Regulator says Fukushima operator gave misleading data
By MARI YAMAGUCHI
The Associated Press | September 06,2013
Japan’s Nuclear Regulation Authority Chairman Shunichi Tanaka speaks during a press conference in Tokyo. Japan’s nuclear regulator has criticized the operator of the country’s wrecked nuclear plant for providing improper data and explanations about widening radiation-contaminated water leaks and unnecessarily fanning fears.
TOKYO — Japan’s nuclear regulator harshly criticized the operator of the damaged Fukushima power plant on Thursday, saying it released misleading data about recent leaks of radioactive water that fanned fears excessively.
Nuclear Regulation Authority Chairman Shunichi Tanaka said Tokyo Electric Power Co.’s inadequate expertise caused it to misrepresent key radiation data about the leaks, and suggested it needed more hands-on guidance.
“I’ve come to think they need to be spoon-fed,” Tanaka said. “It is regrettable that TEPCO has caused confusion and fear in the international community by spreading misleading information.”
Tanaka was particularly concerned about reports in foreign media that described the recent leaks at the Fukushima Dai-ichi plant as a new catastrophe.
The government announced plans Tuesday to fund some measures to contain the leaks. A recent rush of remarks and actions by Japanese officials are widely seen as an attempt to stress Tokyo’s safety ahead of a vote by the International Olympic Committee on Sunday to pick the host of the 2020 Olympics.

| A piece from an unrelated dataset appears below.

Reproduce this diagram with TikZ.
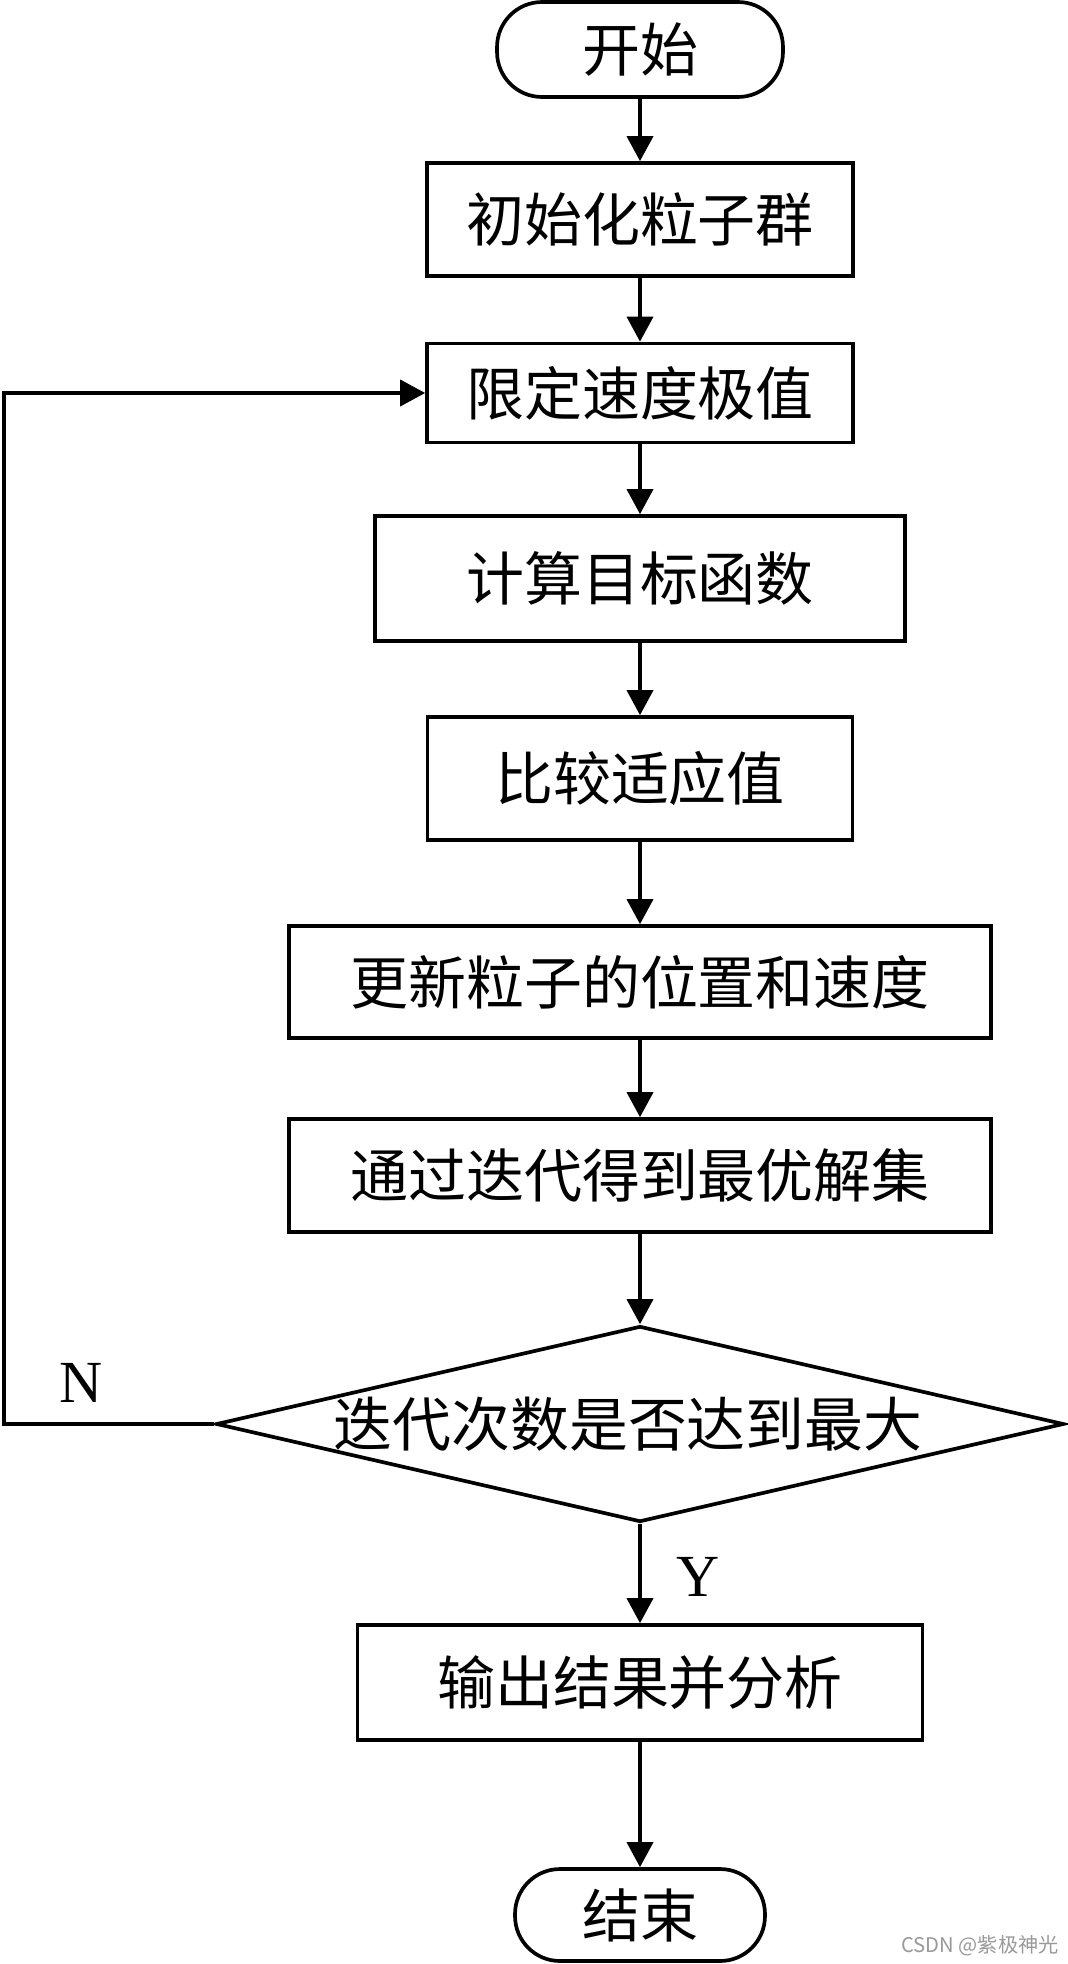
\documentclass[tikz,border=0pt]{standalone}
\usepackage{fontspec}
\setmainfont{Liberation Serif}
\newfontfamily\cjk{Noto Sans CJK SC}
\usetikzlibrary{arrows.meta,shapes.geometric}
\begin{document}
\begin{tikzpicture}[x=0.02cm,y=-0.02cm,
  line width=2.1pt,
  box/.style={draw, rectangle, inner sep=0pt, font=\cjk\fontsize{33}{40}\selectfont},
  term/.style={draw, rectangle, rounded corners=0.9cm, inner sep=0pt, font=\cjk\fontsize{33}{40}\selectfont},
  dec/.style={draw, diamond, inner sep=0pt, aspect=4.33, font=\cjk\fontsize{33.5}{40}\selectfont},
  arr/.style={-{Triangle[length=0.5cm,width=0.52cm]}},
  lab/.style={font=\fontsize{34}{40}\selectfont, inner sep=0pt},
]
\useasboundingbox (0,0) rectangle (1068,1964);
\fill[white] (0,0) rectangle (1068,1964);

\node[term, minimum width=5.72cm, minimum height=1.9cm] (start) at (640,49.5) {开始};
\node[box, minimum width=8.52cm, minimum height=2.26cm] (b1) at (640,219.5) {初始化粒子群};
\node[box, minimum width=8.52cm, minimum height=1.98cm] (b2) at (640,393) {限定速度极值};
\node[box, minimum width=10.6cm, minimum height=2.5cm] (b3) at (640,578.5) {计算目标函数};
\node[box, minimum width=8.5cm, minimum height=2.46cm] (b4) at (640,778.5) {比较适应值};
\node[box, minimum width=14.04cm, minimum height=2.24cm] (b5) at (640,982) {更新粒子的位置和速度};
\node[box, minimum width=14.04cm, minimum height=2.26cm] (b6) at (640,1175.5) {通过迭代得到最优解集};
\node[dec, minimum width=16.96cm, minimum height=3.92cm] (dia) at (640,1424) {\makebox[0pt]{\hspace*{-0.48cm}迭代次数是否达到最大}};
\node[box, minimum width=11.3cm, minimum height=2.3cm] (b7) at (640,1682.5) {输出结果并分析};
\node[term, minimum width=5.0cm, minimum height=1.84cm] (end) at (640,1915) {结束};

\node[lab] (nlab) at (81,1383) {N};
\node[lab] (ylab) at (698,1577) {Y};
\node[font=\cjk\fontsize{11.5}{14}\selectfont, text=gray!80, inner sep=0pt] (wm) at (980,1946) {CSDN @紫极神光};

\draw[arr] (start.south) -- (b1.north);
\draw[arr] (b1.south) -- (b2.north);
\draw[arr] (b2.south) -- (b3.north);
\draw[arr] (b3.south) -- (b4.north);
\draw[arr] (b4.south) -- (b5.north);
\draw[arr] (b5.south) -- (b6.north);
\draw[arr] (b6.south) -- (dia.north);
\draw[arr] (dia.south) -- (b7.north);
\draw[arr] (b7.south) -- (end.north);

\coordinate (fb1) at (4,1424);
\coordinate (fb2) at (4,393);
\draw[arr] (dia.west) -- (fb1) -- (fb2) -- (b2.west);
\end{tikzpicture}
\end{document}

Tokyo is a front-runner.
TEPCO has previously been criticized for numerous delays in releasing information and in responding to problems at the damaged plant.
TEPCO acknowledged in July that contaminated underground water has been flowing into the Pacific Ocean since soon after a massive earthquake and tsunami hit the plant in 2001, knocking out its power and cooling systems and causing three reactors to melt.

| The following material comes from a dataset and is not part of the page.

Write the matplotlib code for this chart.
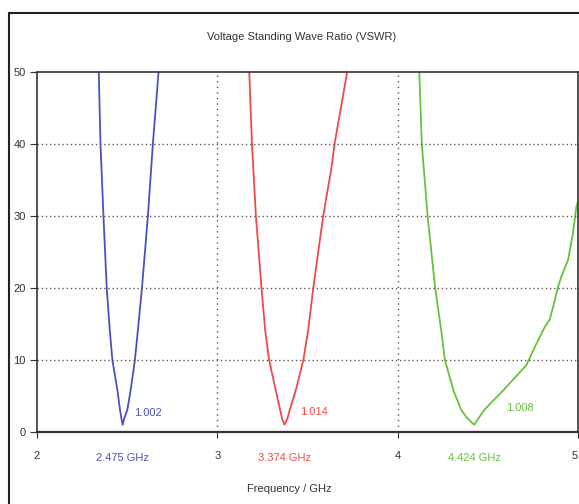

Recent leaks of radioactive water from storage tanks have added to fears that TEPCO is unable to cope with the large amounts of contaminated water generated by the process of cooling the nuclear fuel in the damaged reactors.
Tanaka said TEPCO improperly described the radioactivity of “hot spots” recently found near water storage tanks using a unit that measures potential human exposure levels instead of one that measures the level of radioactivity of the water itself.
“Nobody in the world does that,” he said. “It’s scientifically nonsense.”
He said TEPCO often seems to release unconfirmed information to avoid being accused of covering up.
More than 1,000 tanks have been hastily built at the plant to store more than 335,000 tons of partially treated radioactive water. The amount of radioactive water grows by 400 tons daily.